— Material provided —
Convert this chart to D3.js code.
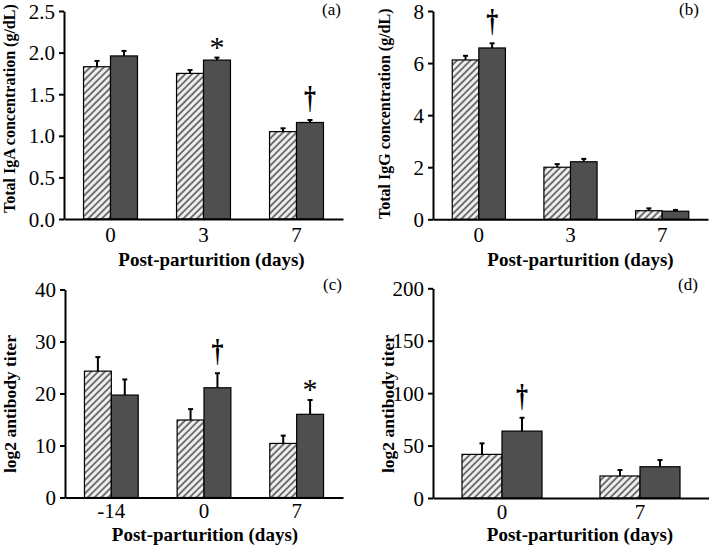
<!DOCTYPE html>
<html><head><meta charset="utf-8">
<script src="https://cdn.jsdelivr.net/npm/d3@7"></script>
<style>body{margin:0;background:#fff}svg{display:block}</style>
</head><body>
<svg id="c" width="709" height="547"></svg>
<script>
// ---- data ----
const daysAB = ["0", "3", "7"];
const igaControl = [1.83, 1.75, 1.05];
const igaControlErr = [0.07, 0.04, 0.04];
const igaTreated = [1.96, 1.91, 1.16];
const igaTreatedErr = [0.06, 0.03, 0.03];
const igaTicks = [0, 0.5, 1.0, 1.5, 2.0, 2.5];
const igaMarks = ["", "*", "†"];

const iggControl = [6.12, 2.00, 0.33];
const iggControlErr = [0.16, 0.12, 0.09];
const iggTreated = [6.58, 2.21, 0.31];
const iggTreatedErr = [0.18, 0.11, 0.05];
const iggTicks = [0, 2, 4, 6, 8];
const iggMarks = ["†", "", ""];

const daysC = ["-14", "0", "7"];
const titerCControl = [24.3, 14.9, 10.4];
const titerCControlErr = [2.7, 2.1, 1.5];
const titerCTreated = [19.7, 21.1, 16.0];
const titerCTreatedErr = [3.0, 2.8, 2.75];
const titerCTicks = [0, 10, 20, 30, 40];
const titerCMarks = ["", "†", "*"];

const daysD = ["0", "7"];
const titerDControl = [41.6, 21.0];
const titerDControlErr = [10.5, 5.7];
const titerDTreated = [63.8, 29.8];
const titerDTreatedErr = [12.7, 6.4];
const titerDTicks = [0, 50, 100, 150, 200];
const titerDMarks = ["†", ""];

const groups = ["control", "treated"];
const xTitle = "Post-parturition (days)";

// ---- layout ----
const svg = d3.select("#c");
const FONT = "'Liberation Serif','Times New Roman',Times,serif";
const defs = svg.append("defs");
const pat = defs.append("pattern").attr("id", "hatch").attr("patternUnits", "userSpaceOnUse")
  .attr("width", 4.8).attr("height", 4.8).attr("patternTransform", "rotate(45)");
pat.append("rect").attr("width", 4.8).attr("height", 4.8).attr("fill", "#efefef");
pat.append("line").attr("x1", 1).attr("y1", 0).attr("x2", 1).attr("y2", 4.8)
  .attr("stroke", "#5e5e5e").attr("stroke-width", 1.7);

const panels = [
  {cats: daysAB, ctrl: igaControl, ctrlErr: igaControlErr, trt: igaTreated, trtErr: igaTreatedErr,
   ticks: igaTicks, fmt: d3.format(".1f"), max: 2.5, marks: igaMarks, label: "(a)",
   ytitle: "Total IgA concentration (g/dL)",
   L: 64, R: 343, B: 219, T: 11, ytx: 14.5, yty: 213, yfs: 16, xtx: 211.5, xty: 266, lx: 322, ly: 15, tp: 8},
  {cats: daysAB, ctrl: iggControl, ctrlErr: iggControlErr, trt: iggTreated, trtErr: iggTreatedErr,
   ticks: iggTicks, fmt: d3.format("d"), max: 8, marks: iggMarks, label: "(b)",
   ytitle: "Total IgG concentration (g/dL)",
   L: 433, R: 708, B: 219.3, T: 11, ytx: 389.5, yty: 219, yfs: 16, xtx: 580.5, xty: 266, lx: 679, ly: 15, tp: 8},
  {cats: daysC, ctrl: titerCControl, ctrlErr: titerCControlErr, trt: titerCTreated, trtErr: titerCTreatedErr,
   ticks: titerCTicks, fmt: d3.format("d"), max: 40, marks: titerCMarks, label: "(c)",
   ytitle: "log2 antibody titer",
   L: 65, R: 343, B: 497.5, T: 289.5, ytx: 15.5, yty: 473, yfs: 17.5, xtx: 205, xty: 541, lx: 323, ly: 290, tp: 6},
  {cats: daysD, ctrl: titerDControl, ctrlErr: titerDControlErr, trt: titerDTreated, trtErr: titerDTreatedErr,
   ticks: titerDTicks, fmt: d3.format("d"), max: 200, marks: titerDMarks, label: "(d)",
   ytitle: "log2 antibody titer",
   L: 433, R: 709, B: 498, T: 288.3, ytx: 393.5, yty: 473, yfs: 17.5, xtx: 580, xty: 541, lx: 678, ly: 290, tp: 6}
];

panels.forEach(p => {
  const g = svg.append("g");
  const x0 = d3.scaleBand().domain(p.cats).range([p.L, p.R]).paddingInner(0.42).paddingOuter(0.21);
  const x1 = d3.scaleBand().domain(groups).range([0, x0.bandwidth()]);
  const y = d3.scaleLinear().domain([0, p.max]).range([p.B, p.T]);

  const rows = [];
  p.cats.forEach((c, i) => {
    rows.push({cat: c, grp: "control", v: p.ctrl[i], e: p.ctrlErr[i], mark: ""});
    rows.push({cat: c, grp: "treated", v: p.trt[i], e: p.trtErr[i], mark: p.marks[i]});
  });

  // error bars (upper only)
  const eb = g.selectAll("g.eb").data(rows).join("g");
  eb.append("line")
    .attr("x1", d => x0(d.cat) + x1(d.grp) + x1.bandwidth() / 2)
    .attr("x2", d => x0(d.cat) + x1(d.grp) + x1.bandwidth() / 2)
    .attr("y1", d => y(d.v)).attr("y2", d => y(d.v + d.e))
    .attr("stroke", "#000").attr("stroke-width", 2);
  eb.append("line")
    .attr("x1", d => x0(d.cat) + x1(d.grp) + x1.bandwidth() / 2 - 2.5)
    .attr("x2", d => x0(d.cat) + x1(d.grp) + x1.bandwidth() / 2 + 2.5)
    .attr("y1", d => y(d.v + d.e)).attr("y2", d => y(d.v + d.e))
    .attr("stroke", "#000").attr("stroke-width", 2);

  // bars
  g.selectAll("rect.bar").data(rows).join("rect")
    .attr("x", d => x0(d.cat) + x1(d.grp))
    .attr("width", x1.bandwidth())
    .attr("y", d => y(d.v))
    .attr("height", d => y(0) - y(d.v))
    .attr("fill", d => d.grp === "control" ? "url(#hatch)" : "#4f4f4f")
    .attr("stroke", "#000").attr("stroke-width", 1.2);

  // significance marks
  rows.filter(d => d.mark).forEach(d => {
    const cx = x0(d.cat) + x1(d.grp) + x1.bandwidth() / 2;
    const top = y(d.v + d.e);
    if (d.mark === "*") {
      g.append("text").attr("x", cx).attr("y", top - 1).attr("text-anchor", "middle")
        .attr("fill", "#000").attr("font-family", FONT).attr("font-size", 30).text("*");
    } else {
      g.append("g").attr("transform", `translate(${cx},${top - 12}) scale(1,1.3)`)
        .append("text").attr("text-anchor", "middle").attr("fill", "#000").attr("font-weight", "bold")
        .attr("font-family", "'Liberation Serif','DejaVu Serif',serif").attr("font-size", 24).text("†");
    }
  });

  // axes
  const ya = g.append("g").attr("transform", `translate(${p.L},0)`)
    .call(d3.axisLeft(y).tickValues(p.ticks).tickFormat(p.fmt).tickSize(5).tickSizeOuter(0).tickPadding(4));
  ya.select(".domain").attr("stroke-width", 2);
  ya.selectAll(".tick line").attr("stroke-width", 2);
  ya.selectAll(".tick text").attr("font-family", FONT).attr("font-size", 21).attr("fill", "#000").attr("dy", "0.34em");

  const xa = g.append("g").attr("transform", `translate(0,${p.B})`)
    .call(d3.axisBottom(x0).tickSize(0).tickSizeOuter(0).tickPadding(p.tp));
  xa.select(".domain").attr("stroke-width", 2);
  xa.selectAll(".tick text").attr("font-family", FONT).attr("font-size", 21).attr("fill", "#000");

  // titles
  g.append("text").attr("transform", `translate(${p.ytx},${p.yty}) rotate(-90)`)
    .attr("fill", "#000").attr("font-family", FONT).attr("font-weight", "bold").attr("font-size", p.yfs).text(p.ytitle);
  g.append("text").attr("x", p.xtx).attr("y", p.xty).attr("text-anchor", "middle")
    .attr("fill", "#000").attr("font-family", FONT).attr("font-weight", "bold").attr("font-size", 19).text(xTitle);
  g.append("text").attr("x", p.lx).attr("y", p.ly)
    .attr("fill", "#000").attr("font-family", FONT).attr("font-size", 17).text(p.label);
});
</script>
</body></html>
...
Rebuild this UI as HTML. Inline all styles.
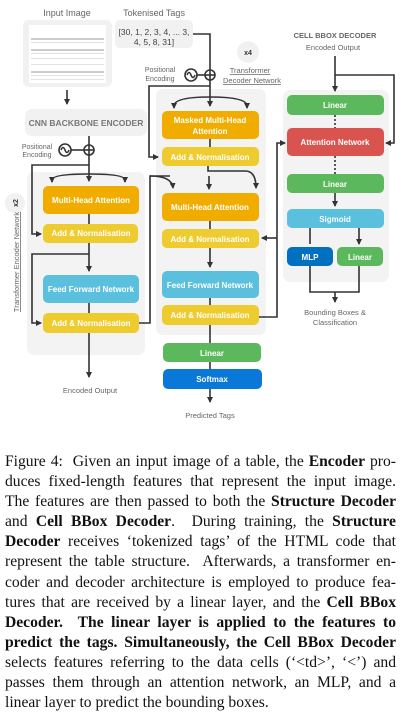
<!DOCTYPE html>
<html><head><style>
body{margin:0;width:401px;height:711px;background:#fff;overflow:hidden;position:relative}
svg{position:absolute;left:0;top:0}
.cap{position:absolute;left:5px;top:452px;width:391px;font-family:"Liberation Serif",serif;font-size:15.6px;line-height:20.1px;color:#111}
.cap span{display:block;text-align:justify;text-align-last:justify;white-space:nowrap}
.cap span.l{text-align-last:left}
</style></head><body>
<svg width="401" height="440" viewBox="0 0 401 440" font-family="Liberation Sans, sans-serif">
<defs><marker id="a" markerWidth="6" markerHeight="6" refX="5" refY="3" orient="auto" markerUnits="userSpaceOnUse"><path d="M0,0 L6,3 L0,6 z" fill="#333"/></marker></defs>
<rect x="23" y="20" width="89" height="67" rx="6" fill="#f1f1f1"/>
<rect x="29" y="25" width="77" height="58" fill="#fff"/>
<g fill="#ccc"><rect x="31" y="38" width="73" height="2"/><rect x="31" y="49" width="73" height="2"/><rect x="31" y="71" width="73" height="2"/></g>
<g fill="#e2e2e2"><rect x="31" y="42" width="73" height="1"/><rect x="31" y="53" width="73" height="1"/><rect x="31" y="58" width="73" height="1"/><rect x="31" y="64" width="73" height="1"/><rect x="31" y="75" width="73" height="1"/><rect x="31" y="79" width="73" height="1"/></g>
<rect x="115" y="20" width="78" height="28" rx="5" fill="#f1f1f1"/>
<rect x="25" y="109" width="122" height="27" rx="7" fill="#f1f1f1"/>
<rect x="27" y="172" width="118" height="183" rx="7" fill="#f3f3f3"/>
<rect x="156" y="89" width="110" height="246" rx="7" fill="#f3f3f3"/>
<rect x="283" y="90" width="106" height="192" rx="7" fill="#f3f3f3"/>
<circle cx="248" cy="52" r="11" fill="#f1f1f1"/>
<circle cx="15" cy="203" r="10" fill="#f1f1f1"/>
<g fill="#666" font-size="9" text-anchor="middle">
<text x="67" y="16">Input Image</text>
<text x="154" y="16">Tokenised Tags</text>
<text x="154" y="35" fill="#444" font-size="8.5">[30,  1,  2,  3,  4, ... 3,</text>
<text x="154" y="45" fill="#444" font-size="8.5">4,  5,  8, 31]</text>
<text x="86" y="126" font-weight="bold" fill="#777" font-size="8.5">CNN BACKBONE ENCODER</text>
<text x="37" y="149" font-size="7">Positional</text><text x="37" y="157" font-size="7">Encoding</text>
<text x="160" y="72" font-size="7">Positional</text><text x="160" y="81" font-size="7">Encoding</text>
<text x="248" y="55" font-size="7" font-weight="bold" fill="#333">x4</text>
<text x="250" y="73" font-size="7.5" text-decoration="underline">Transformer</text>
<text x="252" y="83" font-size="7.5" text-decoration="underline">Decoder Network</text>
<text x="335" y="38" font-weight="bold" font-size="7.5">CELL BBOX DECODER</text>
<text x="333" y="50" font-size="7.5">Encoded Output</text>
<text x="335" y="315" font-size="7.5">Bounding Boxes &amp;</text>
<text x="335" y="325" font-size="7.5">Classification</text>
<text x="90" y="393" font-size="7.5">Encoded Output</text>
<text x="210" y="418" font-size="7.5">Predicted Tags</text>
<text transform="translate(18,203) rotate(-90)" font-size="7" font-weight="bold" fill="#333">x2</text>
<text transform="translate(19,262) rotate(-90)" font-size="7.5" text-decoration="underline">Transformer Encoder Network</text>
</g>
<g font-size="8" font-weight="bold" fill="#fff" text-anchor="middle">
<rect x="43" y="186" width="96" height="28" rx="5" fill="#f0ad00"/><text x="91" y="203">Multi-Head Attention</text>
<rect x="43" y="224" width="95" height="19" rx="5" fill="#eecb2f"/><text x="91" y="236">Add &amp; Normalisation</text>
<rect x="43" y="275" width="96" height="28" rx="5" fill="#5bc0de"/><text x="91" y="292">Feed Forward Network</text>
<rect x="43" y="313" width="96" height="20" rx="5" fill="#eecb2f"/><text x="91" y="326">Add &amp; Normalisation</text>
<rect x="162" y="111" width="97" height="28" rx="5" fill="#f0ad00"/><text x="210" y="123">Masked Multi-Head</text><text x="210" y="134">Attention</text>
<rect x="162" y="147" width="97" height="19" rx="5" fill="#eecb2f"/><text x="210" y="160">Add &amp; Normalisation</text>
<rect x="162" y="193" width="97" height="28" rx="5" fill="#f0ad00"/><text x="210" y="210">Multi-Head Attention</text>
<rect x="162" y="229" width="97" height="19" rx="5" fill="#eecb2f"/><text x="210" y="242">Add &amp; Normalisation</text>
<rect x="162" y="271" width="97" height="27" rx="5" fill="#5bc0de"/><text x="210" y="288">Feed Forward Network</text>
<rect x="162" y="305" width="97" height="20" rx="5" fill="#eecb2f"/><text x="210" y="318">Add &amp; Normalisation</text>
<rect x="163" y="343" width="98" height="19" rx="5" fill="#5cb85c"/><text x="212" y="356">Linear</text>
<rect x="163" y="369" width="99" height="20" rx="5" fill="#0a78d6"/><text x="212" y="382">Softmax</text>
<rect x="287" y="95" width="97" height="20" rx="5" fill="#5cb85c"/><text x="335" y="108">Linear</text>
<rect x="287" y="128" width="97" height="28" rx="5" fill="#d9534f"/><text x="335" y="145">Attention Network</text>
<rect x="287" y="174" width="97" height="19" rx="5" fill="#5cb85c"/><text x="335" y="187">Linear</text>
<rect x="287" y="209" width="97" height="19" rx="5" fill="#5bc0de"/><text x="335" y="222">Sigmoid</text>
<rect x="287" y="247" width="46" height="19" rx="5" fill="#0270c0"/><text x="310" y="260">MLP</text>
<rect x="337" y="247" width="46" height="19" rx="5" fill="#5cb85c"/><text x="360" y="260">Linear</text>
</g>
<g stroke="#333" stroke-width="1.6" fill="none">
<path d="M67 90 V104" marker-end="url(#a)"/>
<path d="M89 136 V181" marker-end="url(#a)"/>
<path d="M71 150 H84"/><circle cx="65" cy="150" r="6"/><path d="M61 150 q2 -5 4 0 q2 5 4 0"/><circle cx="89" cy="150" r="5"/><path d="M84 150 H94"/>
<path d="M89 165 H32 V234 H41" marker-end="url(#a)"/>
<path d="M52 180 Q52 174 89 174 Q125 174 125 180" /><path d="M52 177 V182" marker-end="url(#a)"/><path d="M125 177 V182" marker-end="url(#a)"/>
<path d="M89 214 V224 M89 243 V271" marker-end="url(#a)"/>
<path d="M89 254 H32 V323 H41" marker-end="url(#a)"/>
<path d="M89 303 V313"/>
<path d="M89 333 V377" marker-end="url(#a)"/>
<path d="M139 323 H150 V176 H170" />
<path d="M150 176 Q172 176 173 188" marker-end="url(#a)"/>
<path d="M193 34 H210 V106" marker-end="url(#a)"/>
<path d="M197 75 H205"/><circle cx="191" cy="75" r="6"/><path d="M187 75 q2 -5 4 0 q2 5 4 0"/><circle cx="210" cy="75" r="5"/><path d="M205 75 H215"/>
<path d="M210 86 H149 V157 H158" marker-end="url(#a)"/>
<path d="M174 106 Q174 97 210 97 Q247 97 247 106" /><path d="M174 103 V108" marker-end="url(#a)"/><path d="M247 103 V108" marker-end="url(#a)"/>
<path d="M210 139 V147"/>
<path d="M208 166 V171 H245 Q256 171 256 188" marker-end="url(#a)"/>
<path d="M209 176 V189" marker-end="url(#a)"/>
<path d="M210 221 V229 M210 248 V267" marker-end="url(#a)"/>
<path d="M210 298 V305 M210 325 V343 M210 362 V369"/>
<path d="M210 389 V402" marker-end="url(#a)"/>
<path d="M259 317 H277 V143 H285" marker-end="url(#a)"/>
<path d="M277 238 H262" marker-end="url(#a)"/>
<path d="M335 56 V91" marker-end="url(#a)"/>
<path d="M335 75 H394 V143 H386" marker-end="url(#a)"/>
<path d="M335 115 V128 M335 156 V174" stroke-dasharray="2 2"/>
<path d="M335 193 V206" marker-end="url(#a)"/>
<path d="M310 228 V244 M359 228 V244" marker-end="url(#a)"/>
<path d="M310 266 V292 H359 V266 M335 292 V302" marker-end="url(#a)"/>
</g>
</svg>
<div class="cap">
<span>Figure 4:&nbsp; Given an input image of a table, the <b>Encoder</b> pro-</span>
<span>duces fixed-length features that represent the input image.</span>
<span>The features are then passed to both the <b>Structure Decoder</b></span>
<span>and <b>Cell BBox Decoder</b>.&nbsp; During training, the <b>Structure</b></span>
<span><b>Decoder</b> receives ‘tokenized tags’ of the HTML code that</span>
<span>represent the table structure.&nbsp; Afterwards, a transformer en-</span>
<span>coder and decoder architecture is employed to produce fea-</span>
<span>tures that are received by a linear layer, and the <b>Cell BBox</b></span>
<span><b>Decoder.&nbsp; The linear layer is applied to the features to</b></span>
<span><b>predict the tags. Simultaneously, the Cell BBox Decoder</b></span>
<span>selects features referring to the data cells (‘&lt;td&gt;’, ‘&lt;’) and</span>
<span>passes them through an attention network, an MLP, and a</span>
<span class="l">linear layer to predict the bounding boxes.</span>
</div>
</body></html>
--
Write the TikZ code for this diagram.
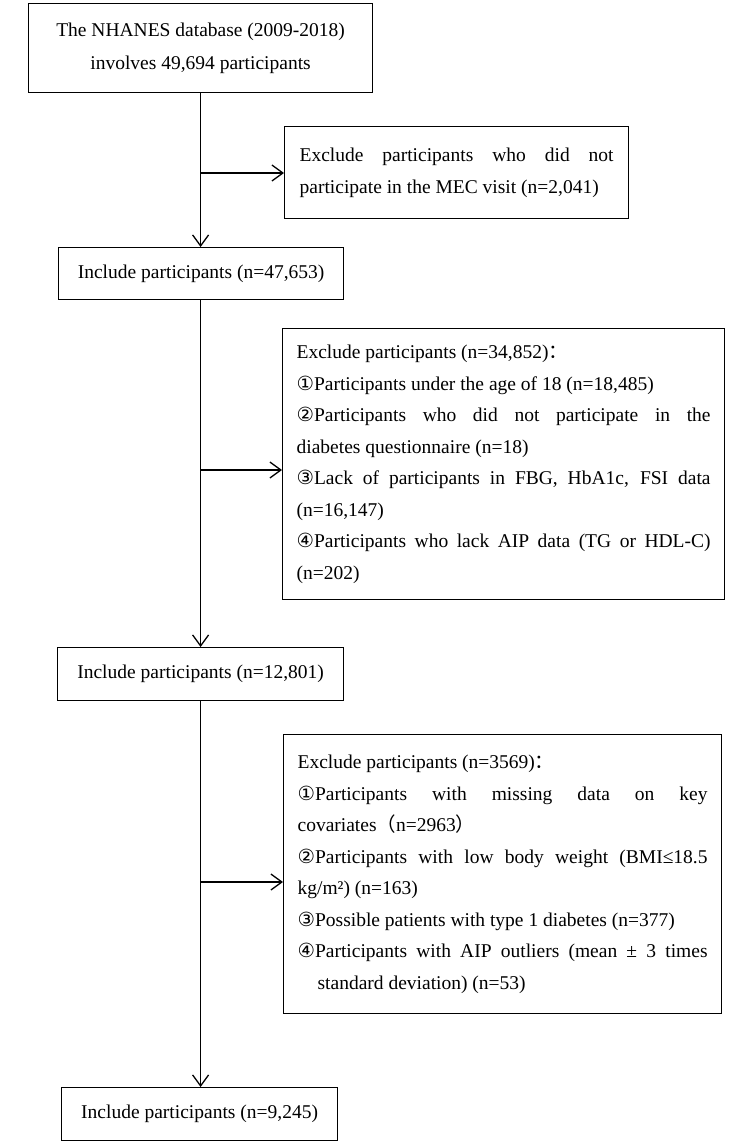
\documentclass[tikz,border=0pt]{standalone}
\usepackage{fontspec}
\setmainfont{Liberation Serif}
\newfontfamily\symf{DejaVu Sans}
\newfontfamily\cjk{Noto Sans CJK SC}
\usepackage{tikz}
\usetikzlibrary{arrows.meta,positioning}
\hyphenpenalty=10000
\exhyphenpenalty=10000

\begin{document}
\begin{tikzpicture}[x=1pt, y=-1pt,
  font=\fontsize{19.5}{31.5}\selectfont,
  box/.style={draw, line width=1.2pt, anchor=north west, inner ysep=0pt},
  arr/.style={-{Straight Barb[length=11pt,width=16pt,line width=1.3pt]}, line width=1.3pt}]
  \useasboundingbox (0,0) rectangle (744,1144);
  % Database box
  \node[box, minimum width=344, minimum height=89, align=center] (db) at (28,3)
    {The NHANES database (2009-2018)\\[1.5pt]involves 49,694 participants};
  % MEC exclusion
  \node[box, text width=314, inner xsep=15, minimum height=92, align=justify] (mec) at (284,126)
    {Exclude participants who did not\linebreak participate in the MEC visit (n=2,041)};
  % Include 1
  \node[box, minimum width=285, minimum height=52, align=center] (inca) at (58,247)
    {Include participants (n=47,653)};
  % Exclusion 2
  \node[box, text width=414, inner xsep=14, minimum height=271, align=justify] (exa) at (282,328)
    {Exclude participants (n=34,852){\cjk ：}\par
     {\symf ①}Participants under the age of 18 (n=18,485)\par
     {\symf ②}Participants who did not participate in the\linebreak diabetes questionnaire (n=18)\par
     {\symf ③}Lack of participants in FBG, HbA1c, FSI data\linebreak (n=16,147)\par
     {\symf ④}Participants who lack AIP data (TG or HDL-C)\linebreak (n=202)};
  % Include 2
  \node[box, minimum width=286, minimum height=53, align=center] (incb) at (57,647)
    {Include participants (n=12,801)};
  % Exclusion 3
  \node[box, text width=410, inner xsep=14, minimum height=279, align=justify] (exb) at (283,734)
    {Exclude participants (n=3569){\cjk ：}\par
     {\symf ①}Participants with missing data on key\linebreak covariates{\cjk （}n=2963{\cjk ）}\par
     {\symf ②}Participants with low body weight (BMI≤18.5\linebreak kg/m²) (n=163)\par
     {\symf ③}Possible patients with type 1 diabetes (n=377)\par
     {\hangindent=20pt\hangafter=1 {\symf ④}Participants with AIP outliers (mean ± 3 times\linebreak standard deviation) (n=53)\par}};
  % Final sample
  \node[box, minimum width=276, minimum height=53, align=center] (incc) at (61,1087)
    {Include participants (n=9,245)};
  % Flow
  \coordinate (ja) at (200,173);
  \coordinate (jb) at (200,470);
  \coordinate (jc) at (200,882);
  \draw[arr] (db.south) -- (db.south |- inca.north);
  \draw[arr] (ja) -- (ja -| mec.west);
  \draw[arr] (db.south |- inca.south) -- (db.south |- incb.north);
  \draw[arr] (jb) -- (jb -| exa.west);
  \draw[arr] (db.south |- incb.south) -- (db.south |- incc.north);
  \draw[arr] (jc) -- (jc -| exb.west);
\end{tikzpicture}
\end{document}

— Written task —
Your task is to list each line of the records with the word "this".

— Result —
Convert this chart to D3.js code.
Rebuild this UI as HTML. Inline all styles.
Write the TikZ code for this diagram.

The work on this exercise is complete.